··· Given material ···
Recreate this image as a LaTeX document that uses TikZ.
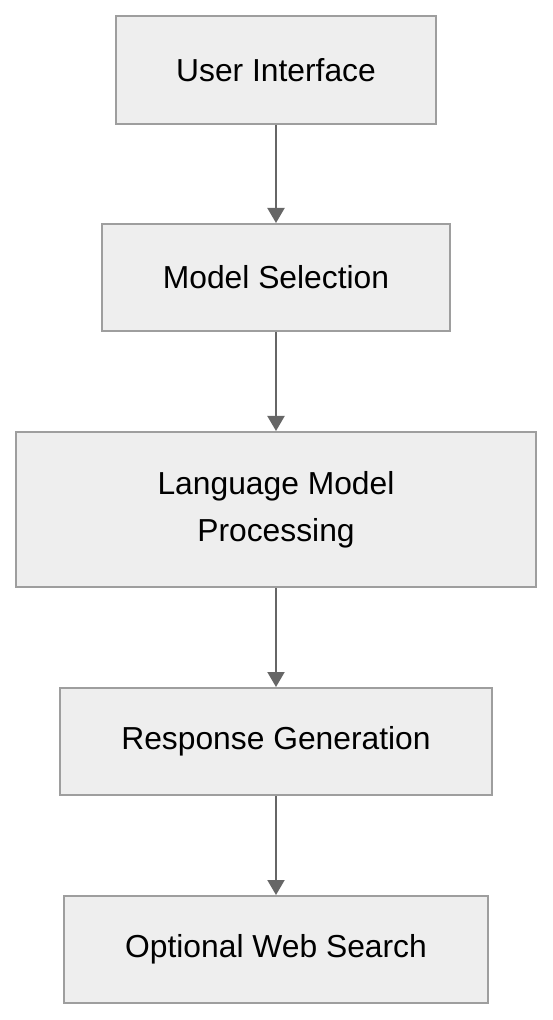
\documentclass[tikz,border=0pt]{standalone}
\usepackage{fontspec}
\setmainfont{Liberation Sans}
\usetikzlibrary{arrows.meta}
\definecolor{boxfill}{HTML}{EEEEEE}
\definecolor{boxline}{HTML}{9E9E9E}
\definecolor{flowgray}{HTML}{666666}
\begin{document}
\begin{tikzpicture}[x=0.5pt, y=-0.5pt,
		block/.style={draw=boxline, fill=boxfill, line width=1pt, inner sep=0pt, align=center,
			font=\fontsize{15.9}{23.3}\selectfont},
		flow/.style={-{Triangle[width=8.5pt, length=7.5pt]}, draw=flowgray, fill=flowgray, line width=1pt}]
			% Page
			\useasboundingbox (0,0) rectangle (552,1020);
			
			% Stages
			\node[block, minimum width=160pt, minimum height=54pt] (ui) at (276, 70) {User Interface};
			\node[block, minimum width=174pt, minimum height=53.5pt] (select) at (276, 277.5) {Model Selection};
			\node[block, minimum width=260pt, minimum height=77.5pt] (lmp) at (276, 509.5) {Language Model\\Processing};
			\node[block, minimum width=216pt, minimum height=53.5pt] (resp) at (276, 741.5) {Response Generation};
			\node[block, minimum width=212pt, minimum height=53.5pt] (web) at (276, 949.5) {Optional Web Search};
			
			% Flow
			\draw[flow] (ui) -- (select);
			\draw[flow] (select) -- (lmp);
			\draw[flow] (lmp) -- (resp);
			\draw[flow] (resp) -- (web);
		\end{tikzpicture}
\end{document}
···
→ Given request:
Output an exact copy of the material, with the pictures removed.

→ Task result:
Recreate this image as a LaTeX document that uses TikZ.
\documentclass[tikz,border=0pt]{standalone}
\usepackage{fontspec}
\setmainfont{Liberation Sans}
\usetikzlibrary{arrows.meta}
\definecolor{boxfill}{HTML}{EEEEEE}
\definecolor{boxline}{HTML}{9E9E9E}
\definecolor{flowgray}{HTML}{666666}
\begin{document}
\begin{tikzpicture}[x=0.5pt, y=-0.5pt,
		block/.style={draw=boxline, fill=boxfill, line width=1pt, inner sep=0pt, align=center,
			font=\fontsize{15.9}{23.3}\selectfont},
		flow/.style={-{Triangle[width=8.5pt, length=7.5pt]}, draw=flowgray, fill=flowgray, line width=1pt}]
			% Page
			\useasboundingbox (0,0) rectangle (552,1020);
			
			% Stages
			\node[block, minimum width=160pt, minimum height=54pt] (ui) at (276, 70) {User Interface};
			\node[block, minimum width=174pt, minimum height=53.5pt] (select) at (276, 277.5) {Model Selection};
			\node[block, minimum width=260pt, minimum height=77.5pt] (lmp) at (276, 509.5) {Language Model\\Processing};
			\node[block, minimum width=216pt, minimum height=53.5pt] (resp) at (276, 741.5) {Response Generation};
			\node[block, minimum width=212pt, minimum height=53.5pt] (web) at (276, 949.5) {Optional Web Search};
			
			% Flow
			\draw[flow] (ui) -- (select);
			\draw[flow] (select) -- (lmp);
			\draw[flow] (lmp) -- (resp);
			\draw[flow] (resp) -- (web);
		\end{tikzpicture}
\end{document}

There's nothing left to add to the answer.